| WHAT IS BEING ASKED |
Repeat every line of the data exactly, but not the pictures.

| COLLECTED DATA |
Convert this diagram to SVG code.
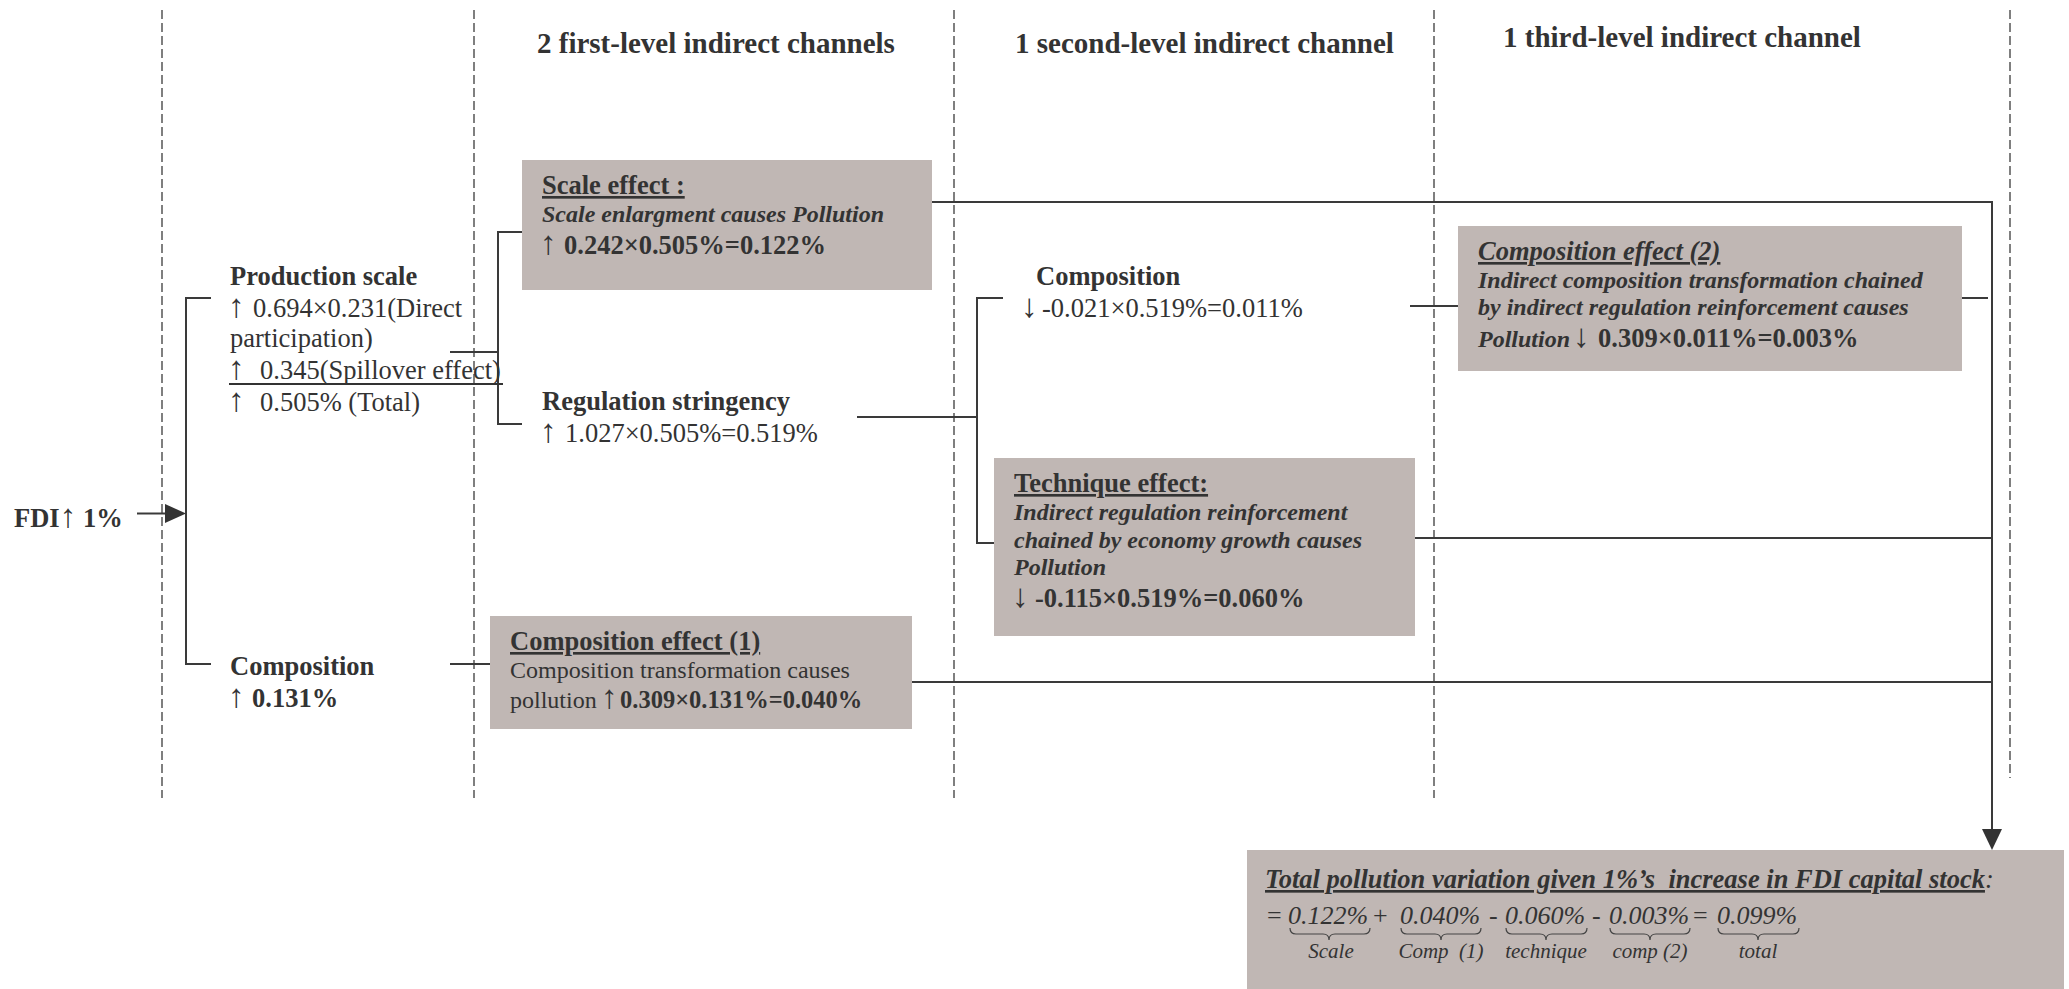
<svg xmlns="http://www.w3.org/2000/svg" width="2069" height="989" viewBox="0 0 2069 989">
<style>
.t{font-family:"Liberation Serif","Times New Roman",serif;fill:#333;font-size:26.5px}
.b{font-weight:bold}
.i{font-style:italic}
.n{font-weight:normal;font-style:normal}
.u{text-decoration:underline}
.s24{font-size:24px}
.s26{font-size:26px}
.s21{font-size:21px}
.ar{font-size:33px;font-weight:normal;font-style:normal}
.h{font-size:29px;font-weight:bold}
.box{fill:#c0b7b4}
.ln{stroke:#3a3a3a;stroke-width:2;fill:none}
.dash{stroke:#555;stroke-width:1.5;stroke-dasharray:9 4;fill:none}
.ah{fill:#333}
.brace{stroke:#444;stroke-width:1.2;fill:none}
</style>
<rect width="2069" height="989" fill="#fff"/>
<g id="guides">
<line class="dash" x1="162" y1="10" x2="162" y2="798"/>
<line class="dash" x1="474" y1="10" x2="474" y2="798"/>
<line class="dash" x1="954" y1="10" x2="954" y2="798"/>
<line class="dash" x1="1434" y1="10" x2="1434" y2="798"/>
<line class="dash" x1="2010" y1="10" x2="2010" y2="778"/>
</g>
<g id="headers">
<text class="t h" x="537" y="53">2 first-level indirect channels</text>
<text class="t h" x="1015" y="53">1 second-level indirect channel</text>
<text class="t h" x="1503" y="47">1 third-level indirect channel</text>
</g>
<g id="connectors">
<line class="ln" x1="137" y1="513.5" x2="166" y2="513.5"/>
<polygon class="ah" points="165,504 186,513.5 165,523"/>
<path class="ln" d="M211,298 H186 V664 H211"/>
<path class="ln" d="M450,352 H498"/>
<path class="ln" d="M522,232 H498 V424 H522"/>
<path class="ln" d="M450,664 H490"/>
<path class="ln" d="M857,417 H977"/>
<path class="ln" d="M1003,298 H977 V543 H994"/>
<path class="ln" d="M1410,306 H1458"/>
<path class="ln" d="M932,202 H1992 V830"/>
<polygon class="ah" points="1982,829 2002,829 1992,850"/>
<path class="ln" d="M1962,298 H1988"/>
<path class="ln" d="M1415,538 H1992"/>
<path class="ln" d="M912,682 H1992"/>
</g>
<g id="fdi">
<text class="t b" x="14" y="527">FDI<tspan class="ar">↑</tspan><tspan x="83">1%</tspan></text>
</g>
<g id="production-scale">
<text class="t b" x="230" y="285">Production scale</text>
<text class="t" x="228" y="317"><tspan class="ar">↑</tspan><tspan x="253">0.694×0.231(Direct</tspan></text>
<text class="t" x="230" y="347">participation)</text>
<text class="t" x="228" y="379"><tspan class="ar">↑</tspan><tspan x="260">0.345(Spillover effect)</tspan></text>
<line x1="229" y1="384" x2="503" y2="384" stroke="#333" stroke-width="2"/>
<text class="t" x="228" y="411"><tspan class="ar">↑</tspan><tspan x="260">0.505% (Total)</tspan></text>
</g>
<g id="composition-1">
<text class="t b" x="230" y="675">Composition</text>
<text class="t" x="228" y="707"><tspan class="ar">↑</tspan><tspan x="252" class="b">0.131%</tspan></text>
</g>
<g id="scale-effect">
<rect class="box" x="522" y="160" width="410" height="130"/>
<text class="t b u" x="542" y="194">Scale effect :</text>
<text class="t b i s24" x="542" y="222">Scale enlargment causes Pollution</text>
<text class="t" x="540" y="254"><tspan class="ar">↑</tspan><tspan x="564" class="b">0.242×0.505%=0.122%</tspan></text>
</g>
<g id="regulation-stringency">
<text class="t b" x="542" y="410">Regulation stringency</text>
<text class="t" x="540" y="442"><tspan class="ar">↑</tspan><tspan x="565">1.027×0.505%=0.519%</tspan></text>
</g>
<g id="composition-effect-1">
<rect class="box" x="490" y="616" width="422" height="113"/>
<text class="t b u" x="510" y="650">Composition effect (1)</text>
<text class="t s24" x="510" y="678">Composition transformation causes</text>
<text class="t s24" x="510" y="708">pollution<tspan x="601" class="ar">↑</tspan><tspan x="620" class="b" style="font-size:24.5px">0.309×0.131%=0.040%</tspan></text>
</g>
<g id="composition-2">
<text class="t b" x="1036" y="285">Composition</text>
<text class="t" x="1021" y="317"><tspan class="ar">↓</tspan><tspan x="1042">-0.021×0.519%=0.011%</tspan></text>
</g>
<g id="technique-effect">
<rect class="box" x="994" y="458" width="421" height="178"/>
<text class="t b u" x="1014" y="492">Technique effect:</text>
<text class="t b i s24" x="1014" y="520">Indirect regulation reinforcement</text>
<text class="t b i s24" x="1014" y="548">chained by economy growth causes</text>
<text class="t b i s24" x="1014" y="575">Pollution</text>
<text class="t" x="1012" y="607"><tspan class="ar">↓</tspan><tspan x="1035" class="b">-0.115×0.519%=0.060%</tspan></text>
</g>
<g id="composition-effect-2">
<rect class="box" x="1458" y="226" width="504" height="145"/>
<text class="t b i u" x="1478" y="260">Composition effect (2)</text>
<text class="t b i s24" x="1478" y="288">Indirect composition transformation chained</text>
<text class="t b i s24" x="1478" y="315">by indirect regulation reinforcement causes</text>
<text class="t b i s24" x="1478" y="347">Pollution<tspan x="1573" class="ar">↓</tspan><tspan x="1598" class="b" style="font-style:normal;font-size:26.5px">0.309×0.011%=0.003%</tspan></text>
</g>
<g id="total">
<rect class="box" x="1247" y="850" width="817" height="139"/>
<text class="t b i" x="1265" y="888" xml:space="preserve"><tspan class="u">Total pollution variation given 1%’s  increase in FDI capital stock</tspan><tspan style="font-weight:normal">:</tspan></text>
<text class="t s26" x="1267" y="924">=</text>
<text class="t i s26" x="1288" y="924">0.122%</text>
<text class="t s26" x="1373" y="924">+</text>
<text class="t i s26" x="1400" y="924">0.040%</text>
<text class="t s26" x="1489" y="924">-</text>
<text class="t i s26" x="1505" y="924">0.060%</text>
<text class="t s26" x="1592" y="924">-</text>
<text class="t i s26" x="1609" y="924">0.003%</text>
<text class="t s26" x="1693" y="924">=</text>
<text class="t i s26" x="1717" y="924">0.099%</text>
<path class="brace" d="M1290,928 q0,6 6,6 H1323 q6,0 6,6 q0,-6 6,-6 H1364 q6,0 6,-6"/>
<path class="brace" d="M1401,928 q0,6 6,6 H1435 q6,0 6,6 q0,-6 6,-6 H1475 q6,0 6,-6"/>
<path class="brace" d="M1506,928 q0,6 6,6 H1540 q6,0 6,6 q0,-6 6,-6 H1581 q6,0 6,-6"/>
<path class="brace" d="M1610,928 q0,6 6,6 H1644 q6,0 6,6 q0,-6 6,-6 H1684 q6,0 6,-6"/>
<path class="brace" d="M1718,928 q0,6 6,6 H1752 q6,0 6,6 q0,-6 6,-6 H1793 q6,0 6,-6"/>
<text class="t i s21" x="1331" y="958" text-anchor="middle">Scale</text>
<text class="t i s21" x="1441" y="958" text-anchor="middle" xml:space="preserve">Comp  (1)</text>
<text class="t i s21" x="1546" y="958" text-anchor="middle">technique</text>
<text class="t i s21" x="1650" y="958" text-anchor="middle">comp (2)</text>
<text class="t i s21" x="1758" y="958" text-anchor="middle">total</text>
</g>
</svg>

| OUTPUT FOR THIS TASK |
Convert this diagram to SVG code.
<svg xmlns="http://www.w3.org/2000/svg" width="2069" height="989" viewBox="0 0 2069 989">
<style>
.t{font-family:"Liberation Serif","Times New Roman",serif;fill:#333;font-size:26.5px}
.b{font-weight:bold}
.i{font-style:italic}
.n{font-weight:normal;font-style:normal}
.u{text-decoration:underline}
.s24{font-size:24px}
.s26{font-size:26px}
.s21{font-size:21px}
.ar{font-size:33px;font-weight:normal;font-style:normal}
.h{font-size:29px;font-weight:bold}
.box{fill:#c0b7b4}
.ln{stroke:#3a3a3a;stroke-width:2;fill:none}
.dash{stroke:#555;stroke-width:1.5;stroke-dasharray:9 4;fill:none}
.ah{fill:#333}
.brace{stroke:#444;stroke-width:1.2;fill:none}
</style>
<rect width="2069" height="989" fill="#fff"/>
<g id="guides">
<line class="dash" x1="162" y1="10" x2="162" y2="798"/>
<line class="dash" x1="474" y1="10" x2="474" y2="798"/>
<line class="dash" x1="954" y1="10" x2="954" y2="798"/>
<line class="dash" x1="1434" y1="10" x2="1434" y2="798"/>
<line class="dash" x1="2010" y1="10" x2="2010" y2="778"/>
</g>
<g id="headers">
<text class="t h" x="537" y="53">2 first-level indirect channels</text>
<text class="t h" x="1015" y="53">1 second-level indirect channel</text>
<text class="t h" x="1503" y="47">1 third-level indirect channel</text>
</g>
<g id="connectors">
<line class="ln" x1="137" y1="513.5" x2="166" y2="513.5"/>
<polygon class="ah" points="165,504 186,513.5 165,523"/>
<path class="ln" d="M211,298 H186 V664 H211"/>
<path class="ln" d="M450,352 H498"/>
<path class="ln" d="M522,232 H498 V424 H522"/>
<path class="ln" d="M450,664 H490"/>
<path class="ln" d="M857,417 H977"/>
<path class="ln" d="M1003,298 H977 V543 H994"/>
<path class="ln" d="M1410,306 H1458"/>
<path class="ln" d="M932,202 H1992 V830"/>
<polygon class="ah" points="1982,829 2002,829 1992,850"/>
<path class="ln" d="M1962,298 H1988"/>
<path class="ln" d="M1415,538 H1992"/>
<path class="ln" d="M912,682 H1992"/>
</g>
<g id="fdi">
<text class="t b" x="14" y="527">FDI<tspan class="ar">↑</tspan><tspan x="83">1%</tspan></text>
</g>
<g id="production-scale">
<text class="t b" x="230" y="285">Production scale</text>
<text class="t" x="228" y="317"><tspan class="ar">↑</tspan><tspan x="253">0.694×0.231(Direct</tspan></text>
<text class="t" x="230" y="347">participation)</text>
<text class="t" x="228" y="379"><tspan class="ar">↑</tspan><tspan x="260">0.345(Spillover effect)</tspan></text>
<line x1="229" y1="384" x2="503" y2="384" stroke="#333" stroke-width="2"/>
<text class="t" x="228" y="411"><tspan class="ar">↑</tspan><tspan x="260">0.505% (Total)</tspan></text>
</g>
<g id="composition-1">
<text class="t b" x="230" y="675">Composition</text>
<text class="t" x="228" y="707"><tspan class="ar">↑</tspan><tspan x="252" class="b">0.131%</tspan></text>
</g>
<g id="scale-effect">
<rect class="box" x="522" y="160" width="410" height="130"/>
<text class="t b u" x="542" y="194">Scale effect :</text>
<text class="t b i s24" x="542" y="222">Scale enlargment causes Pollution</text>
<text class="t" x="540" y="254"><tspan class="ar">↑</tspan><tspan x="564" class="b">0.242×0.505%=0.122%</tspan></text>
</g>
<g id="regulation-stringency">
<text class="t b" x="542" y="410">Regulation stringency</text>
<text class="t" x="540" y="442"><tspan class="ar">↑</tspan><tspan x="565">1.027×0.505%=0.519%</tspan></text>
</g>
<g id="composition-effect-1">
<rect class="box" x="490" y="616" width="422" height="113"/>
<text class="t b u" x="510" y="650">Composition effect (1)</text>
<text class="t s24" x="510" y="678">Composition transformation causes</text>
<text class="t s24" x="510" y="708">pollution<tspan x="601" class="ar">↑</tspan><tspan x="620" class="b" style="font-size:24.5px">0.309×0.131%=0.040%</tspan></text>
</g>
<g id="composition-2">
<text class="t b" x="1036" y="285">Composition</text>
<text class="t" x="1021" y="317"><tspan class="ar">↓</tspan><tspan x="1042">-0.021×0.519%=0.011%</tspan></text>
</g>
<g id="technique-effect">
<rect class="box" x="994" y="458" width="421" height="178"/>
<text class="t b u" x="1014" y="492">Technique effect:</text>
<text class="t b i s24" x="1014" y="520">Indirect regulation reinforcement</text>
<text class="t b i s24" x="1014" y="548">chained by economy growth causes</text>
<text class="t b i s24" x="1014" y="575">Pollution</text>
<text class="t" x="1012" y="607"><tspan class="ar">↓</tspan><tspan x="1035" class="b">-0.115×0.519%=0.060%</tspan></text>
</g>
<g id="composition-effect-2">
<rect class="box" x="1458" y="226" width="504" height="145"/>
<text class="t b i u" x="1478" y="260">Composition effect (2)</text>
<text class="t b i s24" x="1478" y="288">Indirect composition transformation chained</text>
<text class="t b i s24" x="1478" y="315">by indirect regulation reinforcement causes</text>
<text class="t b i s24" x="1478" y="347">Pollution<tspan x="1573" class="ar">↓</tspan><tspan x="1598" class="b" style="font-style:normal;font-size:26.5px">0.309×0.011%=0.003%</tspan></text>
</g>
<g id="total">
<rect class="box" x="1247" y="850" width="817" height="139"/>
<text class="t b i" x="1265" y="888" xml:space="preserve"><tspan class="u">Total pollution variation given 1%’s  increase in FDI capital stock</tspan><tspan style="font-weight:normal">:</tspan></text>
<text class="t s26" x="1267" y="924">=</text>
<text class="t i s26" x="1288" y="924">0.122%</text>
<text class="t s26" x="1373" y="924">+</text>
<text class="t i s26" x="1400" y="924">0.040%</text>
<text class="t s26" x="1489" y="924">-</text>
<text class="t i s26" x="1505" y="924">0.060%</text>
<text class="t s26" x="1592" y="924">-</text>
<text class="t i s26" x="1609" y="924">0.003%</text>
<text class="t s26" x="1693" y="924">=</text>
<text class="t i s26" x="1717" y="924">0.099%</text>
<path class="brace" d="M1290,928 q0,6 6,6 H1323 q6,0 6,6 q0,-6 6,-6 H1364 q6,0 6,-6"/>
<path class="brace" d="M1401,928 q0,6 6,6 H1435 q6,0 6,6 q0,-6 6,-6 H1475 q6,0 6,-6"/>
<path class="brace" d="M1506,928 q0,6 6,6 H1540 q6,0 6,6 q0,-6 6,-6 H1581 q6,0 6,-6"/>
<path class="brace" d="M1610,928 q0,6 6,6 H1644 q6,0 6,6 q0,-6 6,-6 H1684 q6,0 6,-6"/>
<path class="brace" d="M1718,928 q0,6 6,6 H1752 q6,0 6,6 q0,-6 6,-6 H1793 q6,0 6,-6"/>
<text class="t i s21" x="1331" y="958" text-anchor="middle">Scale</text>
<text class="t i s21" x="1441" y="958" text-anchor="middle" xml:space="preserve">Comp  (1)</text>
<text class="t i s21" x="1546" y="958" text-anchor="middle">technique</text>
<text class="t i s21" x="1650" y="958" text-anchor="middle">comp (2)</text>
<text class="t i s21" x="1758" y="958" text-anchor="middle">total</text>
</g>
</svg>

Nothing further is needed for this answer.